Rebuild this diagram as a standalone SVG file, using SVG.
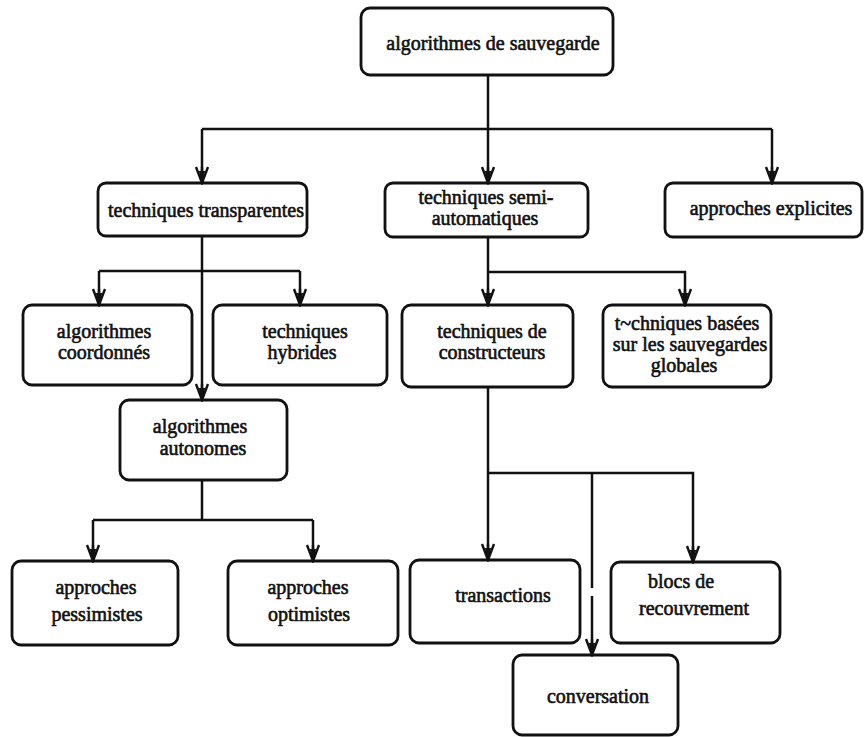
<svg xmlns="http://www.w3.org/2000/svg" width="864" height="737" viewBox="0 0 864 737">
  <style>
    .box { fill: none; stroke: #111; stroke-width: 2.8; }
    .lbl { font-family: "Liberation Serif", "DejaVu Serif", serif; font-size: 20px; fill: #111; stroke: #111; stroke-width: 0.6; text-anchor: middle; }
    .wire { fill: none; stroke: #111; stroke-width: 2.5; }
  </style>
  <defs>
    <!-- open V head with a spine, drawn pointing along +x -->
    <marker id="head" markerUnits="userSpaceOnUse" markerWidth="20" markerHeight="16" viewBox="-18 -8 20 16" refX="0" refY="0" orient="auto">
      <path d="M-16,-6 L0,0 L-16,6 M0,0 L-16,0" fill="none" stroke="#111" stroke-width="2.4"/>
      <path d="M-12,-3.2 L0,0 L-12,3.2 Z" fill="#111"/>
    </marker>
  </defs>
  <rect width="864" height="737" fill="#fff"/>

  <!-- connectors -->
  <g id="connectors">
    <!-- from root -->
    <path class="wire" d="M488,75 V183" marker-end="url(#head)"/>
    <path class="wire" d="M202,129 H772"/>
    <path class="wire" d="M202,129 V183" marker-end="url(#head)"/>
    <path class="wire" d="M772,129 V183" marker-end="url(#head)"/>
    <!-- from techniques transparentes -->
    <path class="wire" d="M202,236 V400" marker-end="url(#head)"/>
    <path class="wire" d="M99,271 H300"/>
    <path class="wire" d="M99,271 V305" marker-end="url(#head)"/>
    <path class="wire" d="M300,271 V305" marker-end="url(#head)"/>
    <!-- from techniques semi-automatiques -->
    <path class="wire" d="M488,237 V305" marker-end="url(#head)"/>
    <path class="wire" d="M488,272 H685 V305" marker-end="url(#head)"/>
    <!-- from algorithmes autonomes -->
    <path class="wire" d="M202,480 V520"/>
    <path class="wire" d="M93,520 H313"/>
    <path class="wire" d="M93,520 V561" marker-end="url(#head)"/>
    <path class="wire" d="M313,520 V561" marker-end="url(#head)"/>
    <!-- from techniques de constructeurs -->
    <path class="wire" d="M488,387 V560" marker-end="url(#head)"/>
    <path class="wire" d="M488,473 H693 V562" marker-end="url(#head)"/>
    <path class="wire" d="M592,473 V588"/>
    <path class="wire" d="M592,596 V655" marker-end="url(#head)"/>
  </g>

  <g id="n-root">
    <rect class="box" x="361" y="8" width="252" height="67" rx="9"/>
    <text class="lbl" x="493" y="50">algorithmes de sauvegarde</text>
  </g>

  <g id="n-transparentes">
    <rect class="box" x="98" y="183" width="209" height="53" rx="8"/>
    <text class="lbl" x="206" y="217">techniques transparentes</text>
  </g>

  <g id="n-semi">
    <rect class="box" x="385" y="183" width="203" height="54" rx="8"/>
    <text class="lbl" x="486" y="204">techniques semi-</text>
    <text class="lbl" x="485" y="225">automatiques</text>
  </g>

  <g id="n-explicites">
    <rect class="box" x="665" y="183" width="197" height="54" rx="8"/>
    <text class="lbl" x="771" y="215">approches explicites</text>
  </g>

  <g id="n-coordonnes">
    <rect class="box" x="23" y="305" width="169" height="80" rx="9"/>
    <text class="lbl" x="104" y="338">algorithmes</text>
    <text class="lbl" x="104" y="359">coordonnés</text>
  </g>

  <g id="n-hybrides">
    <rect class="box" x="213" y="305" width="174" height="80" rx="9"/>
    <text class="lbl" x="305" y="338">techniques</text>
    <text class="lbl" x="302" y="359">hybrides</text>
  </g>

  <g id="n-constructeurs">
    <rect class="box" x="402" y="305" width="171" height="82" rx="9"/>
    <text class="lbl" x="492" y="338">techniques de</text>
    <text class="lbl" x="492" y="359">constructeurs</text>
  </g>

  <g id="n-globales">
    <rect class="box" x="603" y="305" width="168" height="82" rx="9"/>
    <text class="lbl" x="687" y="330">t~chniques basées</text>
    <text class="lbl" x="690" y="351">sur les sauvegardes</text>
    <text class="lbl" x="684" y="372">globales</text>
  </g>

  <g id="n-autonomes">
    <rect class="box" x="120" y="400" width="167" height="80" rx="9"/>
    <text class="lbl" x="200" y="433">algorithmes</text>
    <text class="lbl" x="203" y="455">autonomes</text>
  </g>

  <g id="n-pessimistes">
    <rect class="box" x="12" y="561" width="166" height="84" rx="9"/>
    <text class="lbl" x="96" y="594">approches</text>
    <text class="lbl" x="97" y="621">pessimistes</text>
  </g>

  <g id="n-optimistes">
    <rect class="box" x="228" y="561" width="170" height="84" rx="9"/>
    <text class="lbl" x="308" y="594">approches</text>
    <text class="lbl" x="309" y="621">optimistes</text>
  </g>

  <g id="n-transactions">
    <rect class="box" x="410" y="560" width="170" height="83" rx="9"/>
    <text class="lbl" x="503" y="602">transactions</text>
  </g>

  <g id="n-blocs">
    <rect class="box" x="611" y="562" width="169" height="81" rx="9"/>
    <text class="lbl" x="681" y="588">blocs de</text>
    <text class="lbl" x="694" y="615">recouvrement</text>
  </g>

  <g id="n-conversation">
    <rect class="box" x="513" y="655" width="165" height="80" rx="9"/>
    <text class="lbl" x="598" y="703">conversation</text>
  </g>
</svg>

- _What you need to do_: Copy the data exactly. Any picture it contains is to be omitted.

- _Answer_:
Rebuild this diagram as a standalone SVG file, using SVG.
<svg xmlns="http://www.w3.org/2000/svg" width="864" height="737" viewBox="0 0 864 737">
  <style>
    .box { fill: none; stroke: #111; stroke-width: 2.8; }
    .lbl { font-family: "Liberation Serif", "DejaVu Serif", serif; font-size: 20px; fill: #111; stroke: #111; stroke-width: 0.6; text-anchor: middle; }
    .wire { fill: none; stroke: #111; stroke-width: 2.5; }
  </style>
  <defs>
    <!-- open V head with a spine, drawn pointing along +x -->
    <marker id="head" markerUnits="userSpaceOnUse" markerWidth="20" markerHeight="16" viewBox="-18 -8 20 16" refX="0" refY="0" orient="auto">
      <path d="M-16,-6 L0,0 L-16,6 M0,0 L-16,0" fill="none" stroke="#111" stroke-width="2.4"/>
      <path d="M-12,-3.2 L0,0 L-12,3.2 Z" fill="#111"/>
    </marker>
  </defs>
  <rect width="864" height="737" fill="#fff"/>

  <!-- connectors -->
  <g id="connectors">
    <!-- from root -->
    <path class="wire" d="M488,75 V183" marker-end="url(#head)"/>
    <path class="wire" d="M202,129 H772"/>
    <path class="wire" d="M202,129 V183" marker-end="url(#head)"/>
    <path class="wire" d="M772,129 V183" marker-end="url(#head)"/>
    <!-- from techniques transparentes -->
    <path class="wire" d="M202,236 V400" marker-end="url(#head)"/>
    <path class="wire" d="M99,271 H300"/>
    <path class="wire" d="M99,271 V305" marker-end="url(#head)"/>
    <path class="wire" d="M300,271 V305" marker-end="url(#head)"/>
    <!-- from techniques semi-automatiques -->
    <path class="wire" d="M488,237 V305" marker-end="url(#head)"/>
    <path class="wire" d="M488,272 H685 V305" marker-end="url(#head)"/>
    <!-- from algorithmes autonomes -->
    <path class="wire" d="M202,480 V520"/>
    <path class="wire" d="M93,520 H313"/>
    <path class="wire" d="M93,520 V561" marker-end="url(#head)"/>
    <path class="wire" d="M313,520 V561" marker-end="url(#head)"/>
    <!-- from techniques de constructeurs -->
    <path class="wire" d="M488,387 V560" marker-end="url(#head)"/>
    <path class="wire" d="M488,473 H693 V562" marker-end="url(#head)"/>
    <path class="wire" d="M592,473 V588"/>
    <path class="wire" d="M592,596 V655" marker-end="url(#head)"/>
  </g>

  <g id="n-root">
    <rect class="box" x="361" y="8" width="252" height="67" rx="9"/>
    <text class="lbl" x="493" y="50">algorithmes de sauvegarde</text>
  </g>

  <g id="n-transparentes">
    <rect class="box" x="98" y="183" width="209" height="53" rx="8"/>
    <text class="lbl" x="206" y="217">techniques transparentes</text>
  </g>

  <g id="n-semi">
    <rect class="box" x="385" y="183" width="203" height="54" rx="8"/>
    <text class="lbl" x="486" y="204">techniques semi-</text>
    <text class="lbl" x="485" y="225">automatiques</text>
  </g>

  <g id="n-explicites">
    <rect class="box" x="665" y="183" width="197" height="54" rx="8"/>
    <text class="lbl" x="771" y="215">approches explicites</text>
  </g>

  <g id="n-coordonnes">
    <rect class="box" x="23" y="305" width="169" height="80" rx="9"/>
    <text class="lbl" x="104" y="338">algorithmes</text>
    <text class="lbl" x="104" y="359">coordonnés</text>
  </g>

  <g id="n-hybrides">
    <rect class="box" x="213" y="305" width="174" height="80" rx="9"/>
    <text class="lbl" x="305" y="338">techniques</text>
    <text class="lbl" x="302" y="359">hybrides</text>
  </g>

  <g id="n-constructeurs">
    <rect class="box" x="402" y="305" width="171" height="82" rx="9"/>
    <text class="lbl" x="492" y="338">techniques de</text>
    <text class="lbl" x="492" y="359">constructeurs</text>
  </g>

  <g id="n-globales">
    <rect class="box" x="603" y="305" width="168" height="82" rx="9"/>
    <text class="lbl" x="687" y="330">t~chniques basées</text>
    <text class="lbl" x="690" y="351">sur les sauvegardes</text>
    <text class="lbl" x="684" y="372">globales</text>
  </g>

  <g id="n-autonomes">
    <rect class="box" x="120" y="400" width="167" height="80" rx="9"/>
    <text class="lbl" x="200" y="433">algorithmes</text>
    <text class="lbl" x="203" y="455">autonomes</text>
  </g>

  <g id="n-pessimistes">
    <rect class="box" x="12" y="561" width="166" height="84" rx="9"/>
    <text class="lbl" x="96" y="594">approches</text>
    <text class="lbl" x="97" y="621">pessimistes</text>
  </g>

  <g id="n-optimistes">
    <rect class="box" x="228" y="561" width="170" height="84" rx="9"/>
    <text class="lbl" x="308" y="594">approches</text>
    <text class="lbl" x="309" y="621">optimistes</text>
  </g>

  <g id="n-transactions">
    <rect class="box" x="410" y="560" width="170" height="83" rx="9"/>
    <text class="lbl" x="503" y="602">transactions</text>
  </g>

  <g id="n-blocs">
    <rect class="box" x="611" y="562" width="169" height="81" rx="9"/>
    <text class="lbl" x="681" y="588">blocs de</text>
    <text class="lbl" x="694" y="615">recouvrement</text>
  </g>

  <g id="n-conversation">
    <rect class="box" x="513" y="655" width="165" height="80" rx="9"/>
    <text class="lbl" x="598" y="703">conversation</text>
  </g>
</svg>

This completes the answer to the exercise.